== Work to complete ==
Repeat the records below exactly, from the first line through the line containing "292, 301, 304];", and leave out any pictures.

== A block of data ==
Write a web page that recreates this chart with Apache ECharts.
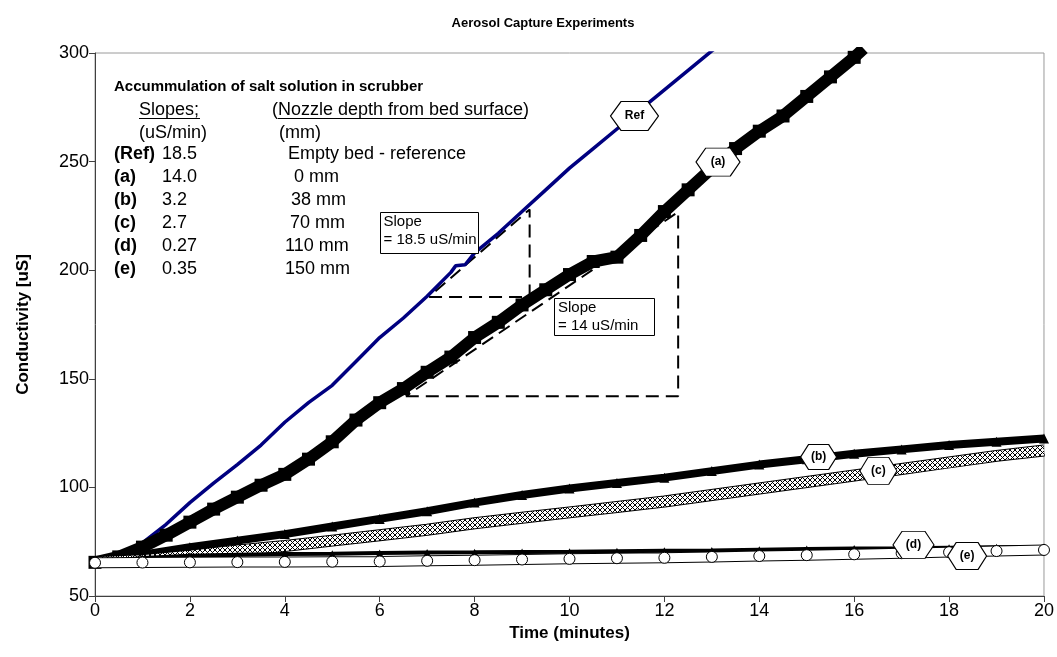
<!DOCTYPE html>
<html>
<head>
<meta charset="utf-8">
<title>Aerosol Capture Experiments</title>
<style>
    html, body { margin: 0; padding: 0; background: #fff; }
    #container { width: 1057px; height: 657px; }
</style>
</head>
<body>
<div id="container"></div>
<script src="https://cdn.jsdelivr.net/npm/echarts/dist/echarts.min.js"></script>
<script type="text/javascript">
    // ---- data (time in minutes, conductivity in uS) ----
    var refTime = [0, 0.5, 1, 1.5, 2, 2.5, 3, 3.5, 4, 4.5, 5, 5.5, 6, 6.5, 7, 7.5, 7.6, 7.8, 8, 8.5, 9, 9.5, 10, 10.5, 11, 11.5, 12, 12.5, 13, 13.2];
    var refVal = [65.5, 69, 74.5, 83, 93, 102, 110.5, 119.5, 130, 139, 147, 158, 169, 178, 188, 199, 202, 202.5, 208, 217, 227, 237, 247, 256, 265, 274, 283, 292, 301, 304];

    var aTime = [0, 0.5, 1, 1.5, 2, 2.5, 3, 3.5, 4, 4.5, 5, 5.5, 6, 6.5, 7, 7.5, 8, 8.5, 9, 9.5, 10, 10.5, 11, 11.5, 12, 12.5, 13, 13.5, 14, 14.5, 15, 15.5, 16, 16.2];
    var aVal = [65.5, 68, 72.5, 78, 84, 90, 95.5, 101, 106, 113, 121, 131, 139, 145.5, 153, 160, 169, 176, 184, 191, 198, 204, 206, 216, 227, 237, 247, 256, 264, 271, 280, 289, 298, 302];

    var minuteTime = [0, 1, 2, 3, 4, 5, 6, 7, 8, 9, 10, 11, 12, 13, 14, 15, 16, 17, 18, 19, 20];
    var bVal = [65.5, 69, 72.5, 75.5, 78.5, 82, 85.5, 89, 93, 96.5, 99.5, 102, 104.5, 107.5, 110.5, 113, 115.5, 117.5, 119.5, 121, 122.5];
    var cVal = [65.5, 66.5, 68.5, 71, 73, 75.5, 78, 80.5, 83.5, 86, 88.5, 91, 93.5, 96.5, 99.5, 102.5, 105.5, 108.5, 111.5, 114.5, 117];
    var dVal = [65.5, 67.5, 68.5, 69, 69.3, 69.5, 69.8, 70, 70.1, 70.3, 70.4, 70.6, 70.8, 71, 71.3, 71.6, 71.9, 72, 72.2, 72.4, 72.6];
    var eVal = [65.3, 65.4, 65.5, 65.6, 65.7, 65.8, 65.9, 66.2, 66.5, 66.8, 67.1, 67.4, 67.6, 68, 68.4, 68.8, 69.2, 69.7, 70.2, 70.7, 71.2];

    // slope construction triangles [time, uS]
    var refSlopeTri = [[7.04, 187.7], [9.16, 187.7], [9.16, 228], [7.04, 187.7]];
    var aSlopeTri = [[6.55, 142], [12.29, 142], [12.29, 226.8], [6.55, 142]];

    // hexagon callouts: text, time, uS
    var calloutText = ['Ref', '(a)', '(b)', '(c)', '(d)', '(e)'];
    var calloutTime = [11.37, 13.13, 15.25, 16.51, 17.25, 18.38];
    var calloutVal = [271, 249.8, 114, 107.6, 73.5, 68.4];

    // text block in the upper left
    var noteTitle = 'Accummulation of salt solution in scrubber';
    var rowLabels = ['(Ref)', '(a)', '(b)', '(c)', '(d)', '(e)'];
    var rowSlopes = ['18.5', '14.0', '3.2', '2.7', '0.27', '0.35'];
    var rowDepths = ['Empty bed - reference', '0 mm', '38 mm', '70 mm', '110 mm', '150 mm'];

    function zip(xs, ys) {
        return xs.map(function (x, i) { return [x, ys[i]]; });
    }

    var FONT = '"Liberation Sans", Arial, sans-serif';
    var hexPath = 'path://M0,50 L22,0 L78,0 L100,50 L78,100 L22,100 Z';
    var hexSize = [[48, 29], [44, 28], [36, 25], [37, 27], [41, 27], [39, 27]];

    function callout(i) {
        return {
            silent: true,
            symbol: hexPath,
            symbolKeepAspect: false,
            data: [{
                coord: [calloutTime[i], calloutVal[i]],
                symbolSize: hexSize[i],
                label: { formatter: calloutText[i] }
            }],
            itemStyle: { color: '#fff', borderColor: '#000', borderWidth: 1 },
            label: { show: true, position: 'inside', color: '#000', fontSize: 12, fontWeight: 'bold', fontFamily: FONT }
        };
    }

    // cross hatch texture for series (c)
    var hatch = document.createElement('canvas');
    hatch.width = 5;
    hatch.height = 5;
    var g = hatch.getContext('2d');
    g.fillStyle = '#fff';
    g.fillRect(0, 0, 5, 5);
    g.strokeStyle = '#000';
    g.lineWidth = 1;
    g.beginPath();
    g.moveTo(0, 0); g.lineTo(5, 5);
    g.moveTo(5, 0); g.lineTo(0, 5);
    g.stroke();

    var dashStyle = { color: '#000', width: 2, type: [13, 7] };

    var series = [
        { type: 'line', data: refSlopeTri, symbol: 'none', silent: true, lineStyle: dashStyle, z: 1 },
        { type: 'line', data: aSlopeTri, symbol: 'none', silent: true, lineStyle: dashStyle, z: 1 },
        {
            name: 'Ref', type: 'line', data: zip(refTime, refVal), symbol: 'none',
            lineStyle: { color: '#000080', width: 3.5 }, z: 2,
            markPoint: callout(0)
        },
        {
            name: '(a)', type: 'line', data: zip(aTime, aVal), symbol: 'rect', symbolSize: 13,
            itemStyle: { color: '#000' }, lineStyle: { color: '#000', width: 12 }, z: 3,
            markPoint: callout(1)
        },
        {
            name: '(b)', type: 'line', data: zip(minuteTime, bVal), symbol: 'triangle', symbolSize: 10,
            itemStyle: { color: '#000' }, lineStyle: { color: '#000', width: 8 }, z: 4,
            markPoint: callout(2)
        },
        {
            type: 'line', data: zip(minuteTime, cVal), symbol: 'none', silent: true,
            lineStyle: { color: '#000', width: 12 }, z: 5
        },
        {
            name: '(c)', type: 'line', data: zip(minuteTime, cVal), symbol: 'none',
            lineStyle: { color: { image: hatch, repeat: 'repeat' }, width: 10 }, z: 5,
            markPoint: callout(3)
        },
        {
            name: '(d)', type: 'line', data: zip(minuteTime, dVal), symbol: 'triangle', symbolSize: 7,
            itemStyle: { color: '#000' }, lineStyle: { color: '#000', width: 4 }, z: 6,
            markPoint: callout(4)
        },
        {
            type: 'line', data: zip(minuteTime, eVal), symbol: 'none', silent: true,
            lineStyle: { color: '#000', width: 11 }, z: 7
        },
        {
            name: '(e)', type: 'line', data: zip(minuteTime, eVal), symbol: 'circle', symbolSize: 11,
            itemStyle: { color: '#fff', borderColor: '#000', borderWidth: 1 },
            lineStyle: { color: '#fff', width: 9 }, z: 7,
            markPoint: callout(5)
        }
    ];
    series.forEach(function (s) { s.animation = false; s.markPoint && (s.markPoint.z = 20); });

    // graphic texts
    function txt(x, y, s, size, bold) {
        return {
            type: 'text', x: x, y: y, z: 100, silent: true,
            style: { text: s, fill: '#000', font: (bold ? 'bold ' : '') + size + 'px ' + FONT, verticalAlign: 'middle' }
        };
    }
    function hline(x1, x2, y) {
        return { type: 'line', z: 100, silent: true, shape: { x1: x1, y1: y, x2: x2, y2: y }, style: { stroke: '#000', lineWidth: 1 } };
    }
    function box(x, y, w, h) {
        return { type: 'rect', z: 99, silent: true, shape: { x: x, y: y, width: w, height: h }, style: { fill: '#fff', stroke: '#000', lineWidth: 1 } };
    }

    var depthX = [288, 294, 291, 290, 285, 285];
    var graphics = [
        {
            type: 'text', x: 543, y: 23, z: 100, silent: true,
            style: { text: 'Aerosol Capture Experiments', fill: '#000', font: 'bold 13px ' + FONT, align: 'center', verticalAlign: 'middle' }
        },
        txt(114, 87, noteTitle, 15, true),
        txt(139, 110, 'Slopes;', 18, false),
        hline(139, 200, 118.5),
        txt(272, 110, '(Nozzle depth from bed surface)', 18, false),
        hline(278, 526, 118.5),
        txt(139, 133, '(uS/min)', 18, false),
        txt(279, 133, '(mm)', 18, false),
        box(380.5, 212.5, 98, 41),
        txt(383.5, 222, 'Slope', 15, false),
        txt(383.5, 240, '= 18.5 uS/min', 15, false),
        box(554.5, 298.5, 100, 37),
        txt(558, 308, 'Slope', 15, false),
        txt(558, 326, '= 14 uS/min', 15, false)
    ];
    rowLabels.forEach(function (lab, i) {
        var y = 154.5 + i * 23;
        graphics.push(txt(114, y, lab, 18, true));
        graphics.push(txt(162, y, rowSlopes[i], 18, false));
        graphics.push(txt(depthX[i], y, rowDepths[i], 18, false));
    });

    var dom = document.getElementById('container');
    var myChart = echarts.init(dom);
    var option = {
        backgroundColor: '#fff',
        animation: false,
        textStyle: { fontFamily: FONT, color: '#000' },
        grid: {
            left: 95, right: 10, top: 53, bottom: 61,
            show: true, borderColor: '#9a9a9a', borderWidth: 1, backgroundColor: '#fff'
        },
        xAxis: {
            type: 'value', min: 0, max: 20, interval: 2,
            name: 'Time (minutes)', nameLocation: 'middle', nameGap: 28,
            nameTextStyle: { fontSize: 17, fontWeight: 'bold', color: '#000', fontFamily: FONT },
            axisLine: { show: true, lineStyle: { color: '#404040', width: 1 } },
            axisTick: { show: true, length: 6, lineStyle: { color: '#404040' } },
            axisLabel: { fontSize: 18, color: '#000', margin: 6, fontFamily: FONT },
            splitLine: { show: false }
        },
        yAxis: {
            type: 'value', min: 50, max: 300, interval: 50,
            name: 'Conductivity [uS]', nameLocation: 'middle', nameGap: 63,
            nameTextStyle: { fontSize: 17, fontWeight: 'bold', color: '#000', fontFamily: FONT },
            axisLine: { show: true, lineStyle: { color: '#404040', width: 1 } },
            axisTick: { show: true, length: 6, lineStyle: { color: '#404040' } },
            axisLabel: { fontSize: 18, color: '#000', margin: 6, fontFamily: FONT },
            splitLine: { show: false }
        },
        graphic: graphics,
        series: series
    };
    if (option && typeof option === 'object') {
        myChart.setOption(option, true);
    }
</script>
</body>
</html>
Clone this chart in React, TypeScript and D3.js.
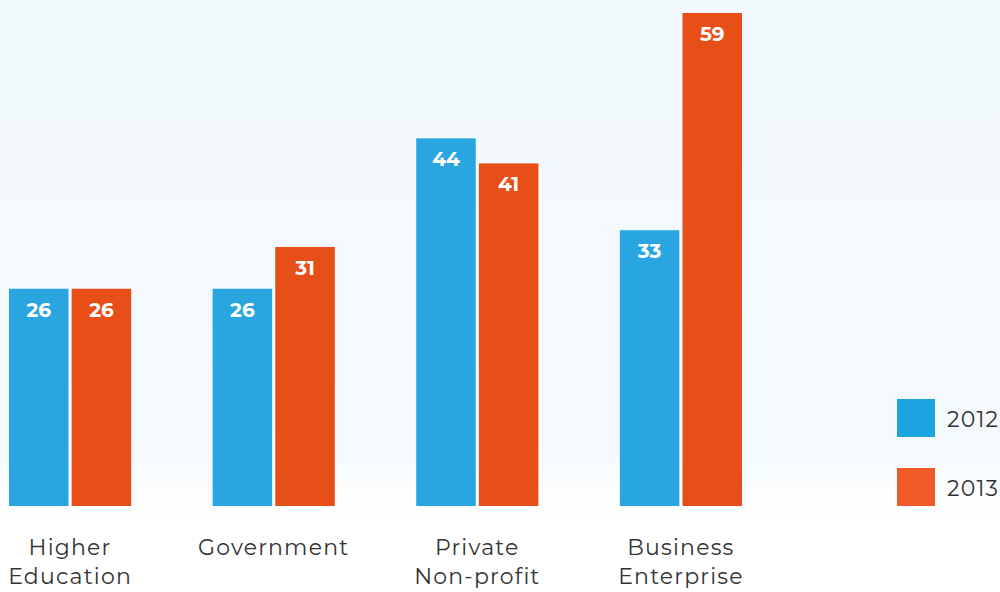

== Full output ==
Write a web page that recreates this chart with Apache ECharts.
<!DOCTYPE html>
<html>
<head>
<meta charset="utf-8">
<title>Aerosol Capture Experiments</title>
<style>
    html, body { margin: 0; padding: 0; background: #fff; }
    #container { width: 1057px; height: 657px; }
</style>
</head>
<body>
<div id="container"></div>
<script src="https://cdn.jsdelivr.net/npm/echarts/dist/echarts.min.js"></script>
<script type="text/javascript">
    // ---- data (time in minutes, conductivity in uS) ----
    var refTime = [0, 0.5, 1, 1.5, 2, 2.5, 3, 3.5, 4, 4.5, 5, 5.5, 6, 6.5, 7, 7.5, 7.6, 7.8, 8, 8.5, 9, 9.5, 10, 10.5, 11, 11.5, 12, 12.5, 13, 13.2];
    var refVal = [65.5, 69, 74.5, 83, 93, 102, 110.5, 119.5, 130, 139, 147, 158, 169, 178, 188, 199, 202, 202.5, 208, 217, 227, 237, 247, 256, 265, 274, 283, 292, 301, 304];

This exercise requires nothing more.